映画の序盤は、オランダ人の若いカップル、レックス・ホフマン(ジーン・ベルヴォーツ)とサスキア・ワグター(ヨハンナ・テア・ステーゲ)を中心に展開する。7月、2人は休暇を別荘地で過ごすために車でフランスに旅行に出かけていた。

2人はサービスエリアで車を止める。飲み物を買いに行ったサスキアは、そのまま忽然と姿を消してしまう。レックスは必死にサスキアを捜す。

その後、映画の視点は誘拐犯へと切り替わる。フランスの化学教授、レイモン・ルモン(ベルナール・ピエール・ドナデュー)はフランス南部のニームで妻と2人の娘と暮らしていた。レイモンは若い女性を誘拐し殺害する計画を立てるが、それは彼にとって、「究極の悪」を完全犯罪として実行するという1つの実験だった。

レイモンは綿密な計画を立てる。計画のために山荘を購入し、誘拐のシミュレーション─腕にギプスをはめ、怪我人を装って女性に助けを求め、クロロホルムで失神させ、車で連れ去る─を何度も繰り返す。

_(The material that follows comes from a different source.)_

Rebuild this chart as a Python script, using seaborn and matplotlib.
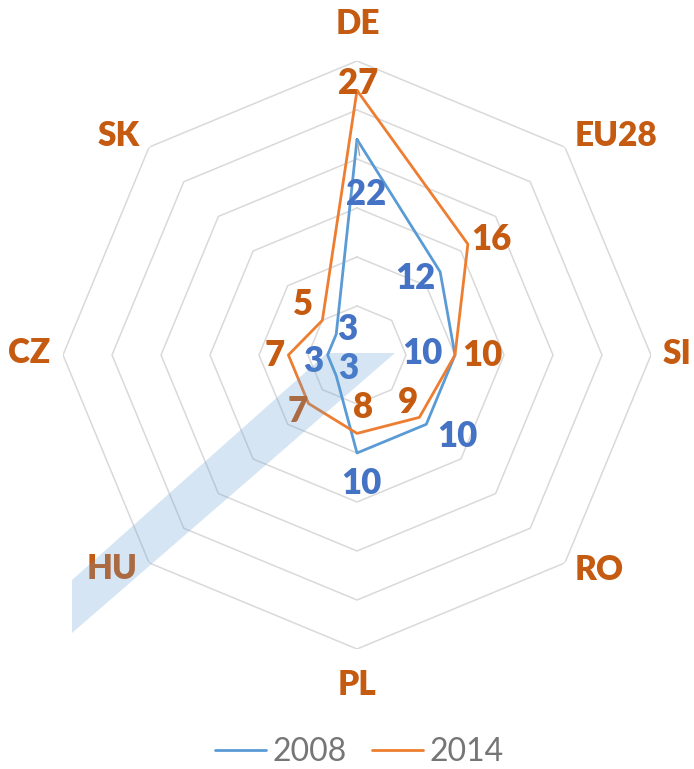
"""Radar chart: 2008 vs 2014 by country."""
import matplotlib

matplotlib.use("Agg")

import matplotlib.pyplot as plt
import numpy as np
import pandas as pd
import seaborn as sns
from matplotlib.patches import Polygon

categories = ["DE", "EU28", "SI", "RO", "PL", "HU", "CZ", "SK"]
values_2008 = [22, 12, 10, 10, 10, 3, 3, 3]
values_2014 = [27, 16, 10, 9, 8, 7, 7, 5]
years = ["2008", "2014"]
grid_levels = [5, 10, 15, 20, 25, 30]

# label placement (pixel offsets from the point / from the outer vertex)
offsets_2008 = [(9, -56), (-25, -8), (-33, 0), (31, -13), (4, -31), (12, 6), (-14, -8), (11, 4)]
offsets_2014 = [(1, 6), (23, 4), (27, -2), (-11, 14), (6, 25), (-11, -9), (-14, -2), (-19, 15)]
name_offsets = [(1, 36, "center"), (10, 10, "left"), (12, 0, "left"), (10, -8, "left"),
                (0, -37, "center"), (-12, -7, "right"), (-13, 1, "right"), (-9, 10, "right")]

line_colors = {"2008": "#5B9BD5", "2014": "#ED7D31"}
label_colors = {"2008": "#4472C4", "2014": "#C55A11"}

sns.set_style("white")
plt.rcParams["font.family"] = ["Lato", "DejaVu Sans"]

n = len(categories)
theta = np.arange(n) * 2 * np.pi / n
theta_closed = np.append(theta, 2 * np.pi)

rows = []
for year, vals in zip(years, [values_2008, values_2014]):
    for t, v in zip(theta_closed, vals + vals[:1]):
        rows.append({"theta": t, "value": v, "year": year})
df = pd.DataFrame(rows)

fig = plt.figure(figsize=(6.94, 7.69), dpi=100)
W, H = 694, 769
cx, cy, rad = 357, 355, 294
ax = fig.add_axes([(cx - rad) / W, (H - cy - rad) / H, 2 * rad / W, 2 * rad / H],
                  projection="polar")
ax.set_theta_zero_location("N")
ax.set_theta_direction(-1)
ax.set_ylim(0, 30)
ax.grid(False)
ax.set_xticks([])
ax.set_yticks([])
ax.spines["polar"].set_visible(False)

for lvl in grid_levels:
    ax.plot(theta_closed, [lvl] * len(theta_closed), color="#D9D9D9", lw=1.1, zorder=1)

sns.lineplot(data=df, x="theta", y="value", hue="year", palette=line_colors,
             sort=False, estimator=None, lw=2.0, ax=ax, zorder=3)
ax.set_xlabel("")
ax.set_ylabel("")
handles, labels = ax.get_legend_handles_labels()
if ax.get_legend() is not None:
    ax.get_legend().remove()

for year, vals, offs in zip(years, [values_2008, values_2014], [offsets_2008, offsets_2014]):
    for t, v, (dx, dy) in zip(theta, vals, offs):
        kw = {}
        if year == "2008" and v == 22:
            kw["arrowprops"] = dict(arrowstyle="-", color="#A6A6A6", lw=1,
                                    shrinkA=14, shrinkB=2)
        ax.annotate(str(v), xy=(t, v), xytext=(dx, dy + 1), textcoords="offset pixels",
                    ha="center", va="center", fontsize=25, fontweight="heavy",
                    color=label_colors[year], zorder=4, annotation_clip=False, **kw)

for t, name, (dx, dy, ha) in zip(theta, categories, name_offsets):
    ax.annotate(name, xy=(t, 30), xytext=(dx, dy + 1), textcoords="offset pixels",
                ha=ha, va="center", fontsize=24, fontweight="heavy",
                color="#C55A11", annotation_clip=False)

# translucent band shape sitting over the chart
band_px = [(72, 580), (327, 353), (395, 353), (72, 633)]
band = Polygon([(x / W, 1 - y / H) for x, y in band_px], closed=True,
               transform=fig.transFigure, facecolor="#5B9BD5", alpha=0.25,
               edgecolor="none", zorder=5)
fig.add_artist(band)

fig.legend(handles, labels, loc="center", bbox_to_anchor=(0.518, 1 - 752 / H),
           ncol=2, frameon=False, fontsize=23, handlelength=1.6, handletextpad=0.2,
           columnspacing=0.8, labelcolor="#767676")

fig.savefig("out.png", dpi=100)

レイモンは誘拐をしようとして何度も失敗するが、図らずもサスキアを誘拐することに成功する。

サスキアが失踪してから3年後。何かに取り付かれたかのような執念を持ってサスキアの捜索を続けていたレックスの元に誘拐犯から手紙が届く。サスキアの身に何が起こったのかを知るために、レックスは誘拐犯に接触を試みる。

解説

この映画の恐ろしいところは、誘拐犯が、たまたま反社会的な性格を持つに至った、ごく普通の人間として描かれていることである。映画の途中で、観客は自分がレックスだけではなくレイモンにも感情移入していることに気づく。正常と異常がいかに紙一重かということ、あるいは「悪の陳腐さ」(ハンナ・アーレント)ということについて考えさせられる。

スタンリー・キューブリックは本作を、今までに観た映画の中で最も恐ろしい映画だと評した。

ジョルジュ・シュルイツァーが監督した1993年のアメリカ映画『失踪 妄想は究極の凶器(The Vanishing)』は、本作のリメイクである。